> **What is being asked**
Scan the material for the word "this", and copy each line where it shows up.

[begin Supplied data]

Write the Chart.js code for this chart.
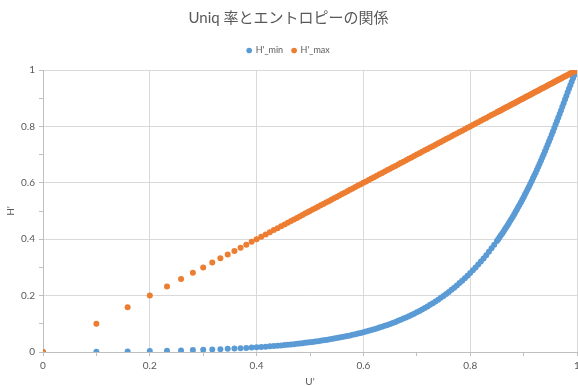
<!DOCTYPE html>
<html>
<head>
<meta charset="utf-8">
<script src="https://cdn.jsdelivr.net/npm/chart.js@4/dist/chart.umd.min.js"></script>
<style>
  html, body { margin: 0; padding: 0; background: #ffffff; }
  #wrap { width: 578px; height: 386px; }
</style>
</head>
<body>
<div id="wrap"><canvas id="c" width="578" height="386"></canvas></div>
<script>
// U' (uniq ratio) for each sample
const uPrime = [
  0, 0.1, 0.1585, 0.2, 0.2322, 0.2585, 0.2807, 0.3, 0.3170, 0.3322,
  0.3459, 0.3585, 0.3700, 0.3807, 0.3907, 0.4, 0.4087, 0.4170, 0.4248, 0.4322,
  0.4392, 0.4459, 0.4524, 0.4585, 0.4644, 0.4700, 0.4755, 0.4807, 0.4858, 0.4907, 0.4954,
  0.500, 0.505, 0.510, 0.515, 0.520, 0.525, 0.530, 0.535, 0.540, 0.545,
  0.550, 0.555, 0.560, 0.565, 0.570, 0.575, 0.580, 0.585, 0.590, 0.595,
  0.600, 0.605, 0.610, 0.615, 0.620, 0.625, 0.630, 0.635, 0.640, 0.645,
  0.650, 0.655, 0.660, 0.665, 0.670, 0.675, 0.680, 0.685, 0.690, 0.695,
  0.700, 0.705, 0.710, 0.715, 0.720, 0.725, 0.730, 0.735, 0.740, 0.745,
  0.750, 0.755, 0.760, 0.765, 0.770, 0.775, 0.780, 0.785, 0.790, 0.795,
  0.800, 0.805, 0.810, 0.815, 0.820, 0.825, 0.830, 0.835, 0.840, 0.845, 0.850,
  0.8525, 0.8550, 0.8575, 0.8600, 0.8625, 0.8650, 0.8675, 0.8700, 0.8725, 0.8750,
  0.8775, 0.8800, 0.8825, 0.8850, 0.8875, 0.8900, 0.8925, 0.8950, 0.8975,
  0.9000, 0.9025, 0.9050, 0.9075, 0.9100, 0.9125, 0.9150, 0.9175, 0.9200, 0.9225,
  0.9250, 0.9275, 0.9300, 0.9325, 0.9350, 0.9375, 0.9400, 0.9425, 0.9450, 0.9475,
  0.9500, 0.9525, 0.9550, 0.9575, 0.9600, 0.9625, 0.9650, 0.9675, 0.9700, 0.9725,
  0.9750, 0.9775, 0.9800, 0.9825, 0.9850, 0.9875, 0.9900, 0.9925, 0.9950, 0.9975, 1.0
];

// H'_min: lowest normalised entropy for each U'
const hMin = [
  0, 0.0011, 0.0022, 0.0034, 0.0045, 0.0056, 0.0067, 0.0078, 0.0089, 0.0101,
  0.0112, 0.0123, 0.0134, 0.0145, 0.0156, 0.0167, 0.0179, 0.0190, 0.0201, 0.0212,
  0.0223, 0.0234, 0.0246, 0.0257, 0.0268, 0.0279, 0.0290, 0.0301, 0.0312, 0.0324, 0.0335,
  0.0346, 0.0358, 0.0371, 0.0385, 0.0399, 0.0413, 0.0428, 0.0444, 0.0460, 0.0476,
  0.0493, 0.0511, 0.0529, 0.0548, 0.0568, 0.0588, 0.0609, 0.0631, 0.0654, 0.0677,
  0.0701, 0.0726, 0.0752, 0.0779, 0.0807, 0.0835, 0.0865, 0.0896, 0.0928, 0.0961,
  0.0995, 0.1030, 0.1066, 0.1104, 0.1143, 0.1184, 0.1225, 0.1269, 0.1313, 0.1360,
  0.1408, 0.1457, 0.1509, 0.1562, 0.1616, 0.1673, 0.1732, 0.1793, 0.1856, 0.1921,
  0.1988, 0.2058, 0.2129, 0.2204, 0.2281, 0.2360, 0.2443, 0.2528, 0.2616, 0.2707,
  0.2801, 0.2898, 0.2998, 0.3102, 0.3209, 0.3320, 0.3435, 0.3553, 0.3675, 0.3801, 0.3932,
  0.3999, 0.4067, 0.4136, 0.4206, 0.4277, 0.4349, 0.4423, 0.4497, 0.4573, 0.4650,
  0.4728, 0.4808, 0.4889, 0.4971, 0.5054, 0.5139, 0.5224, 0.5312, 0.5400,
  0.5490, 0.5581, 0.5674, 0.5768, 0.5863, 0.5960, 0.6058, 0.6157, 0.6258, 0.6360,
  0.6464, 0.6569, 0.6676, 0.6784, 0.6894, 0.7005, 0.7117, 0.7231, 0.7346, 0.7463,
  0.7581, 0.7700, 0.7820, 0.7942, 0.8065, 0.8189, 0.8314, 0.8440, 0.8567, 0.8694,
  0.8822, 0.8951, 0.9079, 0.9207, 0.9334, 0.9460, 0.9584, 0.9704, 0.9819, 0.9923, 1.0
];

// H'_max: highest normalised entropy for each U'
const hMax = [
  0, 0.1, 0.1585, 0.2, 0.2322, 0.2585, 0.2807, 0.3, 0.3170, 0.3322,
  0.3459, 0.3585, 0.3700, 0.3807, 0.3907, 0.4, 0.4087, 0.4170, 0.4248, 0.4322,
  0.4392, 0.4459, 0.4524, 0.4585, 0.4644, 0.4700, 0.4755, 0.4807, 0.4858, 0.4907, 0.4954,
  0.500, 0.505, 0.510, 0.515, 0.520, 0.525, 0.530, 0.535, 0.540, 0.545,
  0.550, 0.555, 0.560, 0.565, 0.570, 0.575, 0.580, 0.585, 0.590, 0.595,
  0.600, 0.605, 0.610, 0.615, 0.620, 0.625, 0.630, 0.635, 0.640, 0.645,
  0.650, 0.655, 0.660, 0.665, 0.670, 0.675, 0.680, 0.685, 0.690, 0.695,
  0.700, 0.705, 0.710, 0.715, 0.720, 0.725, 0.730, 0.735, 0.740, 0.745,
  0.750, 0.755, 0.760, 0.765, 0.770, 0.775, 0.780, 0.785, 0.790, 0.795,
  0.800, 0.805, 0.810, 0.815, 0.820, 0.825, 0.830, 0.835, 0.840, 0.845, 0.850,
  0.8525, 0.8550, 0.8575, 0.8600, 0.8625, 0.8650, 0.8675, 0.8700, 0.8725, 0.8750,
  0.8775, 0.8800, 0.8825, 0.8850, 0.8875, 0.8900, 0.8925, 0.8950, 0.8975,
  0.9000, 0.9025, 0.9050, 0.9075, 0.9100, 0.9125, 0.9150, 0.9175, 0.9200, 0.9225,
  0.9250, 0.9275, 0.9300, 0.9325, 0.9350, 0.9375, 0.9400, 0.9425, 0.9450, 0.9475,
  0.9500, 0.9525, 0.9550, 0.9575, 0.9600, 0.9625, 0.9650, 0.9675, 0.9700, 0.9725,
  0.9750, 0.9775, 0.9800, 0.9825, 0.9850, 0.9875, 0.9900, 0.9925, 0.9950, 0.9975, 1.0
];

const seriesNames = ["H'_min", "H'_max"];
const axisTicks = [0, 0.2, 0.4, 0.6, 0.8, 1];
const chartTitle = 'Uniq 率とエントロピーの関係';

const BLUE = '#5B9BD5';
const ORANGE = '#ED7D31';
const TEXT = '#595959';
const GRID = '#d9d9d9';
const AXIS = '#bfbfbf';
const FONT = "Lato, 'Noto Sans CJK JP', sans-serif";

const toPoints = (xs, ys) => xs.map((x, i) => ({ x: x, y: ys[i] }));

const isMajor = v => axisTicks.some(t => Math.abs(t - v) < 1e-6);

function axis(titleText, fitSide, fitSize, titlePadding) {
  return {
    type: 'linear',
    min: 0,
    max: 1,
    ticks: {
      stepSize: 0.1,
      color: TEXT,
      font: { family: FONT, size: 10 },
      padding: 4,
      callback: v => (isMajor(v) ? String(Math.round(v * 10) / 10) : '')
    },
    grid: {
      color: ctx => (ctx.tick && isMajor(ctx.tick.value) ? GRID : 'rgba(0,0,0,0)'),
      tickColor: AXIS,
      tickLength: 4,
      lineWidth: 1
    },
    border: { color: AXIS, width: 1 },
    title: {
      display: true,
      text: titleText,
      color: TEXT,
      font: { family: FONT, size: 10 },
      padding: titlePadding
    },
    afterFit: s => {
      s[fitSide] = fitSize;
      // let the end labels overhang the plot instead of shrinking it
      s.paddingLeft = 0;
      s.paddingRight = 0;
      s.paddingTop = 0;
      s.paddingBottom = 0;
    }
  };
}

// Leaves a little more room between the legend row and the plot.
const legendGap = {
  id: 'legendGap',
  beforeLayout(chart) {
    const lg = chart.legend;
    if (lg && !lg.__gap) {
      const fit = lg.fit.bind(lg);
      lg.fit = function () { fit(); this.height += 5; };
      lg.__gap = true;
    }
  }
};

new Chart(document.getElementById('c'), {
  type: 'scatter',
  data: {
    datasets: [
      {
        label: seriesNames[0],
        data: toPoints(uPrime, hMin),
        backgroundColor: BLUE,
        borderColor: BLUE,
        borderWidth: 0,
        pointRadius: 3,
        order: 2
      },
      {
        label: seriesNames[1],
        data: toPoints(uPrime, hMax),
        backgroundColor: ORANGE,
        borderColor: ORANGE,
        borderWidth: 0,
        pointRadius: 3,
        order: 1
      }
    ]
  },
  plugins: [legendGap],
  options: {
    responsive: false,
    animation: false,
    events: [],
    layout: { autoPadding: false, padding: { top: 0, right: 1, bottom: 0, left: 0 } },
    plugins: {
      title: {
        display: true,
        text: chartTitle,
        color: TEXT,
        font: { family: FONT, size: 15, weight: 'normal' },
        padding: { top: 9, bottom: 10 }
      },
      legend: {
        display: true,
        position: 'top',
        labels: {
          usePointStyle: true,
          pointStyle: 'circle',
          boxWidth: 4,
          boxHeight: 4,
          color: TEXT,
          font: { family: FONT, size: 9 },
          padding: 9,
          sort: (a, b) => a.datasetIndex - b.datasetIndex
        }
      },
      tooltip: { enabled: false }
    },
    scales: {
      x: axis("U'", 'height', 34, { top: 0, bottom: -2 }),
      y: axis("H'", 'width', 43, { top: 5, bottom: 0 })
    }
  }
});
</script>
</body>
</html>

[end Supplied data]

> **Result**
Write the Chart.js code for this chart.
      lg.fit = function () { fit(); this.height += 5; };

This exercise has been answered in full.